Ukraine and Russia getting closer to a peace deal?

Ukrainian Presidential Press Office via AP

You’ll recall that Russia has four demands, although each can and will be defined broadly or narrowly depending upon how well their army is faring on the battlefield.

Turkish sources tell the Financial Times this morning that the two sides are inching closer on the first three, although whether Putin is sincere or just playing for time by negotiating is anyone’s guess.

Turkey, which is mediating in the talks alongside Israel, said Ukraine and Russia had made significant progress on Kyiv declaring neutrality and abandoning its drive for Nato membership, “demilitarising” Ukraine in exchange for collective security guarantees, what Russia calls “denazification”, and lifting restrictions on the use of Russian in Ukraine.

A possible agreement would require Russia to announce a ceasefire and withdraw its troops from Ukrainian territory to the positions they had been in when Russian president Vladimir Putin launched the invasion on February 24.

It is likely that a compromise would involve Kyiv making token concessions by banning certain groups or changing the names of streets named after Ukrainian partisans who fought alongside Nazi Germany against the USSR in the second world war, said two people briefed on the talks.

“Denazification” was originally code for toppling Zelensky’s government and replacing it with a Russian puppet regime. The fact that it’s apparently been watered down to renaming some streets is all you need to know about how well the war has gone for Russia so far.

The sticking point will be territory. Unless his army breaks down completely, it’s hard to imagine Putin will withdraw without a concession in the form of land. He’ll need something concrete to point to as justification for the war, and Ukraine agreeing to lift restrictions on the speaking of Russian ain’t it. Zelensky reiterated to CNN this morning that his country won’t concede any territory, however. And American hawks like Liz Cheney are adamant that Putin shouldn’t be rewarded for his aggression by getting to carve off pieces of Ukraine, especially when his army has performed so badly. As eager as everyone is to see the shooting stop, that eagerness shouldn’t justify a hasty capitulation.

Ukrainians are in no mood for one either:

Ninety-three percent believe — or claim to believe when asked by a pollster — that they’re going to win. Are they right?

They’ve won the first phase of the campaign, the Institute for the Study of War concluded in an assessment published last night:

Ukrainian forces have defeated the initial Russian campaign of this war. That campaign aimed to conduct airborne and mechanized operations to seize Kyiv, Kharkiv, Odesa, and other major Ukrainian cities to force a change of government in Ukraine. That campaign has culminated. Russian forces continue to make limited advances in some parts of the theater but are very unlikely to be able to seize their objectives in this way. The doctrinally sound Russian response to this situation would be to end this campaign, accept a possibly lengthy operational pause, develop the plan for a new campaign, build up resources for that new campaign, and launch it when the resources and other conditions are ready. The Russian military has not yet adopted this approach. It is instead continuing to feed small collections of reinforcements into an ongoing effort to keep the current campaign alive. We assess that that effort will fail.

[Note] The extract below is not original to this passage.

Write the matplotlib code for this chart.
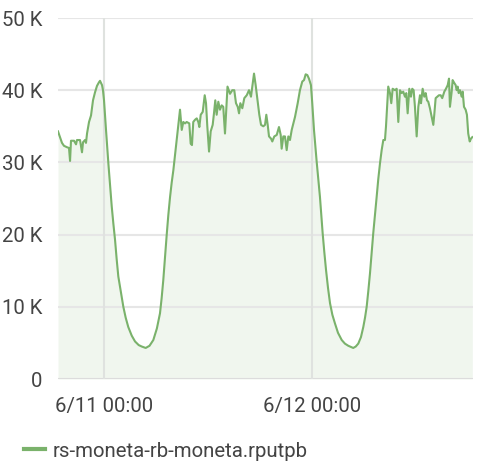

Russian forces have finally entered Mariupol in southeast Ukraine after weeks of laying siege to it but the ISW projects that taking the city won’t do much at this point to strengthen Russia’s ability to advance elsewhere. “The block-by-block fighting in Mariupol itself is costing the Russian military time, initiative, and combat power,” they write. “If and when Mariupol ultimately falls the Russian forces now besieging it may not be strong enough to change the course of the campaign dramatically by attacking to the west.”

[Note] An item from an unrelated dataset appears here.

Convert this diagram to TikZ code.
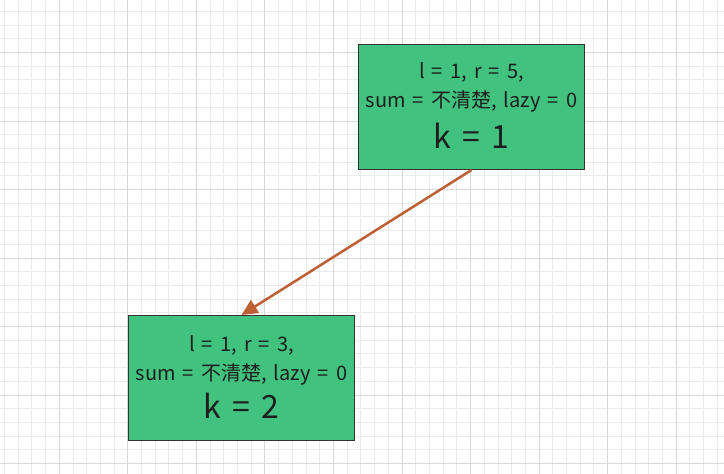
\documentclass[tikz,border=0pt]{standalone}
\usepackage{fontspec}
\setmainfont[WordSpace=1.6]{Noto Sans CJK SC}
\usetikzlibrary{arrows.meta,calc}
\definecolor{gridminor}{HTML}{EBEBEB}
\definecolor{gridmajor}{HTML}{D9D9D9}
\definecolor{boxgreen}{HTML}{42C27F}
\definecolor{boxline}{HTML}{333333}
\definecolor{arrowc}{HTML}{BD6036}
\definecolor{txt}{HTML}{1E1E1E}
\tikzset{
  minorline/.style={draw=gridminor, line width=1pt},
  majorline/.style={draw=gridmajor, line width=1pt},
  greenbox/.style={draw=boxline, fill=boxgreen, line width=1pt, minimum width=226pt, minimum height=125pt, inner sep=0pt},
  smalltext/.style={anchor=base, inner sep=0pt, text=txt, font=\fontsize{20}{24}\selectfont},
  bigtext/.style={anchor=base, inner sep=0pt, text=txt, font=\fontsize{32}{38}\selectfont},
  link/.style={draw=arrowc, line width=2.5pt, -{Triangle[length=16pt,width=15pt]}}
}
\begin{document}
\begin{tikzpicture}[x=1pt,y=-1pt]
\useasboundingbox (0,0) rectangle (724,474);
\fill[white] (0,0) rectangle (724,474);
\foreach \i in {0,...,52} {
  \draw[minorline] ({4.46+13.71*\i},0) -- ({4.46+13.71*\i},474);
}
\foreach \i in {0,...,34} {
  \draw[minorline] (0,{11.4+13.7*\i}) -- (724,{11.4+13.7*\i});
}
\foreach \i in {0,...,9} {
  \draw[majorline] ({59.3+68.55*\i},0) -- ({59.3+68.55*\i},474);
}
\foreach \i in {0,...,6} {
  \draw[majorline] (0,{52.5+68.5*\i}) -- (724,{52.5+68.5*\i});
}
\node[greenbox] (b1) at (471.5,107) {};
\node[greenbox] (b2) at (241.5,378) {};
\node[smalltext] (b1a) at ($(b1.north)+(0,34)$) {l = 1, r = 5,};
\node[smalltext] (b1b) at ($(b1.north)+(0,63.5)$) {sum = 不清楚, lazy = 0};
\node[bigtext] (b1c) at ($(b1.north)+(0,104)$) {k = 1};
\node[smalltext] (b2a) at ($(b2.north)+(0,36)$) {l = 1, r = 3,};
\node[smalltext] (b2b) at ($(b2.north)+(0,65.5)$) {sum = 不清楚, lazy = 0};
\node[bigtext] (b2c) at ($(b2.north)+(0,103)$) {k = 2};
\draw[link] (b1.south) -- (b2.north);
\end{tikzpicture}
\end{document}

With Russia’s advance stalled and the Ukrainians focused on defending major cities, the conflict appears headed for stalemate. How long that stalemate lasts depends on whether Russia can keep its forces supplied until the bombing and starvation wear down Ukrainian morale. “Just that they’re talking about resupply and re-sourcing tells you they are beginning to get concerned about longevity here,” said one top Pentagon official to WaPo of Russia’s request for help from China and Syria. On that note, read Trent Telenko’s thread about the logistical trouble Putin’s army is having keeping its supply trucks in working order. A stark prediction:

There’s been heavy attrition in manpower too, of course. Reports are circulating of Belarusian hospitals filling up with wounded Russian soldiers. U.S. officials estimate that 75 percent of Russia’s combat-ready force is deployed in Ukraine; if the estimates of 25-30,000 casualties so far are accurate, it means around a third of their main combat troops are out of action after less than a month of war.

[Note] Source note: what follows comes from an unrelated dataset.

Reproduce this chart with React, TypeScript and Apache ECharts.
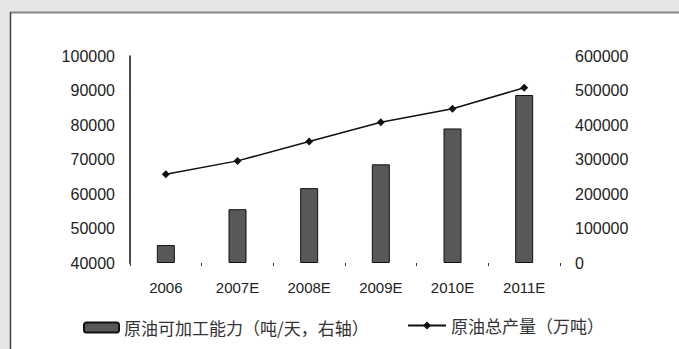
import React, { useEffect, useRef } from "react";
import * as echarts from "echarts";

const categories = ["2006", "2007E", "2008E", "2009E", "2010E", "2011E"];
const capacityValues = [52000, 156000, 217000, 286000, 390000, 487000];
const consumptionValues = [65700, 69600, 75200, 80800, 84700, 90800];
const barName = "原油可加工能力（吨/天，右轴）";
const lineName = "原油总产量（万吨）";

export default function App() {
  const ref = useRef<HTMLDivElement>(null);
  useEffect(() => {
    if (!ref.current) return;
    const chart = echarts.init(ref.current, undefined, { renderer: "svg" });
    const axisFont = {
      fontFamily: "Liberation Sans, Arial, sans-serif",
      fontSize: 16,
      color: "#222",
      formatter: (v: number) => String(v),
    };
    chart.setOption({
      animation: false,
      backgroundColor: "#e5e6e8",
      graphic: [
        { type: "rect", shape: { x: 10, y: 12, width: 669, height: 337 }, style: { fill: "#ffffff" }, z: -10 },
        { type: "line", shape: { x1: 10, y1: 12.5, x2: 679, y2: 12.5 }, style: { stroke: "#8a8a8a", lineWidth: 2 }, z: -9 },
        { type: "line", shape: { x1: 10.5, y1: 12, x2: 10.5, y2: 349 }, style: { stroke: "#444", lineWidth: 1.5 }, z: -9 },
      ],
      grid: { left: 130, right: 119, top: 56, bottom: 86 },
      legend: [
        {
          data: [{ name: barName, icon: "roundRect" }],
          left: 78,
          top: 314,
          itemWidth: 35,
          itemHeight: 10,
          itemGap: 9,
          textStyle: { fontFamily: "Noto Sans CJK SC", fontSize: 17, color: "#333" },
        },
        {
          data: [{ name: lineName }],
          left: 402,
          top: 312,
          itemWidth: 38,
          itemHeight: 10,
          textStyle: { fontFamily: "Noto Sans CJK SC", fontSize: 17, color: "#333" },
        },
      ],
      xAxis: {
        type: "category",
        data: categories,
        boundaryGap: true,
        axisLine: { show: false },
        axisTick: { show: true, alignWithLabel: false, length: 3, lineStyle: { color: "#333" } },
        axisLabel: { fontFamily: "Liberation Sans, Arial, sans-serif", fontSize: 15, color: "#222", margin: 17 },
      },
      yAxis: [
        {
          type: "value",
          min: 40000,
          max: 100000,
          interval: 10000,
          position: "left",
          splitLine: { show: false },
          axisLine: { show: true, lineStyle: { color: "#111", width: 1.5 } },
          axisTick: { show: false },
          axisLabel: { ...axisFont, margin: 15 },
        },
        {
          type: "value",
          min: 0,
          max: 600000,
          interval: 100000,
          position: "right",
          splitLine: { show: false },
          axisLine: { show: false },
          axisTick: { show: false },
          axisLabel: { ...axisFont, margin: 15 },
        },
      ],
      series: [
        {
          name: barName,
          type: "bar",
          yAxisIndex: 1,
          data: capacityValues,
          barWidth: 18,
          itemStyle: { color: "#585858", borderColor: "#111", borderWidth: 1 },
        },
        {
          name: lineName,
          type: "line",
          yAxisIndex: 0,
          data: consumptionValues,
          symbol: "diamond",
          symbolSize: 8,
          lineStyle: { color: "#111", width: 1.5 },
          itemStyle: { color: "#111" },
        },
      ],
    });
    return () => chart.dispose();
  }, []);
  return (
    <div style={{ position: "fixed", left: 0, top: 0, width: 679, height: 349 }}>
      <div ref={ref} style={{ width: 679, height: 349 }} />
    </div>
  );
}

What breaks first, the Russian war machine or the Ukrainian people’s will to resist? Putin is pursuing a strategy of maximum terror to wear them down:

He may begin terrorizing western officials too:

The greater the risk of the conflict escalating into a regional war, the more pressure the U.S. and EU will put on Zelensky to come to terms with Putin before it does.

Here he is today on CNN insisting that negotiations must proceed because the alternative is World War III. That’s exactly the logic that’ll be used by his own allies to try to get him to accept a bad deal.